Consumer Fraud

Toyota can’t force arbitration in sudden unintended acceleration cases, judge rules

Toyota can’t force arbitration of economic-loss claims filed by plaintiffs who allege the carmaker’s sudden-unintended-acceleration defects led to diminished market value for their vehicles, U.S. District judge James Selna has ruled.

Arbitration is a nifty tool widely used by big corporations like Toyota to force settlements in consumer cases before they can go to trial. Forced arbitration clauses are often tucked into the fine print of sales contracts, requiring consumers to forfeit their right to sue the company as a precondition of doing business.

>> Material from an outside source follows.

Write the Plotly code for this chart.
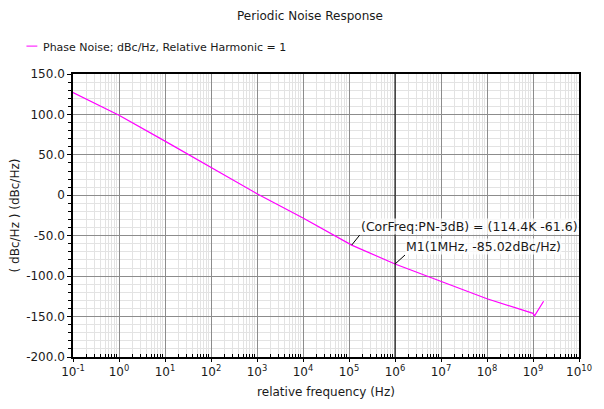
import math
import plotly.graph_objects as go

# Phase noise of the oscillator versus offset frequency
freq_hz = [0.1, 1, 10, 100, 1e3, 1e4, 1e5, 114.4e3, 1e6, 1e7, 1e8, 1e9, 1.08e9, 1.7e9]
pn_dbc = [127, 99, 67, 34, 2, -28, -59, -61.6, -85.02, -107, -128, -146, -149, -131]

# Marker readouts
corner_freq = 114.4e3
corner_pn = -61.6
m1_freq = 1e6
m1_pn = -85.02

x_decades = list(range(-1, 11))
x_tickvals = [10.0 ** k for k in x_decades]
x_ticktext = [f"10<sup>{k}</sup>" for k in x_decades]
x_minor = [m * 10.0 ** k for k in x_decades[:-1] for m in range(2, 10)]

y_tickvals = [150, 100, 50, 0, -50, -100, -150, -200]
y_ticktext = ["150.0", "100.0", "50.0", "0", "-50.0", "-100.0", "-150.0", "-200.0"]

LINE = "#ff00ff"
FONT = "DejaVu Sans"
TXT = "#1a1a1a"

W, H = 604, 409
ML, MR, MT, MB = 73, 20, 74, 51
PW = W - ML - MR
PH = H - MT - MB


def px_x(px):
    return (px - ML) / PW


def px_y(py):
    return 1 - (py - MT) / PH


fig = go.Figure()
fig.add_trace(go.Scatter(
    x=freq_hz, y=pn_dbc, mode="lines",
    line=dict(color=LINE, width=1.2),
    name="Phase Noise; dBc/Hz, Relative Harmonic = 1",
    showlegend=False,
))

shapes = [
    # M1 marker line
    dict(type="line", xref="x", yref="paper",
         x0=m1_freq, x1=m1_freq, y0=0, y1=1,
         line=dict(color="black", width=1)),
    # legend swatch
    dict(type="line", xref="paper", yref="paper",
         x0=px_x(26), x1=px_x(37), y0=px_y(46), y1=px_y(46),
         line=dict(color=LINE, width=1)),
]

annotations = [
    dict(text="Periodic Noise Response", xref="paper", yref="paper",
         x=px_x(312), y=px_y(16), xanchor="center", yanchor="middle",
         showarrow=False, font=dict(family=FONT, size=12, color=TXT)),
    dict(text="Phase Noise; dBc/Hz, Relative Harmonic = 1", xref="paper", yref="paper",
         x=px_x(41), y=px_y(47), xanchor="left", yanchor="middle",
         showarrow=False, font=dict(family=FONT, size=11, color=TXT)),
    dict(text=f"(CorFreq:PN-3dB) = ({corner_freq/1e3:.1f}K {corner_pn})",
         x=math.log10(corner_freq), y=corner_pn, xref="x", yref="y",
         showarrow=True, arrowhead=0, arrowwidth=1, arrowcolor="black",
         ax=8, ay=-10, xanchor="left", yanchor="bottom",
         bgcolor="rgba(255,255,255,0.75)", borderpad=0,
         font=dict(family=FONT, size=12.5, color=TXT)),
    dict(text=f"M1(1MHz, {m1_pn:.2f}dBc/Hz)",
         x=math.log10(m1_freq), y=m1_pn, xref="x", yref="y",
         showarrow=True, arrowhead=0, arrowwidth=1, arrowcolor="black",
         ax=10, ay=-9, xanchor="left", yanchor="bottom",
         bgcolor="rgba(255,255,255,0.75)", borderpad=0,
         font=dict(family=FONT, size=12.5, color=TXT)),
]

fig.update_layout(
    width=W, height=H,
    margin=dict(l=ML, r=MR, t=MT, b=MB),
    paper_bgcolor="white", plot_bgcolor="white",
    font=dict(family=FONT, size=12, color=TXT),
    shapes=shapes, annotations=annotations,
)

fig.update_xaxes(
    type="log", range=[-1, 10],
    tickvals=x_tickvals, ticktext=x_ticktext,
    showgrid=True, gridcolor="#8c8c8c", gridwidth=1,
    showline=True, linecolor="black", linewidth=1.5, mirror=True,
    ticks="outside", ticklen=3, tickcolor="black",
    tickfont=dict(family=FONT, size=12, color=TXT),
    minor=dict(tickvals=x_minor, showgrid=True, gridcolor="#e3e3e3",
               ticks="inside", ticklen=3, tickcolor="black"),
    title=dict(text="relative frequency (Hz)", standoff=9,
               font=dict(family=FONT, size=12, color=TXT)),
    zeroline=False,
)

fig.update_yaxes(
    range=[-200, 150],
    tickvals=y_tickvals, ticktext=y_ticktext,
    showgrid=True, gridcolor="#8c8c8c", gridwidth=1,
    showline=True, linecolor="black", linewidth=1.5, mirror=True,
    ticks="outside", ticklen=4, tickcolor="black",
    tickfont=dict(family=FONT, size=12, color=TXT),
    minor=dict(dtick=10, showgrid=True, gridcolor="#e3e3e3",
               ticks="outside", ticklen=3, tickcolor="black"),
    title=dict(text="( dBc/Hz ) (dBc/Hz)", standoff=4,
               font=dict(family=FONT, size=12, color=TXT)),
    zeroline=False,
)

fig.write_html("out.html")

“Toyota waived any right it may have had to compel arbitration of 15 of the 20 class representatives’ claims,” Judge James Selna tentatively ruled February 24 in his Santa Ana, California courtroom, where he is presiding over multi-district litigation involving sudden unintended acceleration in Toyota vehicles.

Earlier this month he reiterated that decision, saying that Toyota didn’t assert its right to compel arbitration until now, thereby encouraging plaintiffs to pursue costly and time-consuming litigation strategy.

“Toyota acted in a manner inconsistent with any right to compel arbitration,” Judge Selna said. “The resulting prejudice to the class representatives leads the court to find that Toyota waived any right to compel arbitration of the claims asserted by the 15 plaintiffs.”

For the other five cases, “Toyota, as a non-signatory, may not enforce the arbitration agreements found in the plaintiffs’ purchase and lease agreements with Toyota dealers,” Judge Selna said.

Three cases scheduled to be heard next year will serve as bellwether cases, which will help determine how the rest of the litigation will proceed.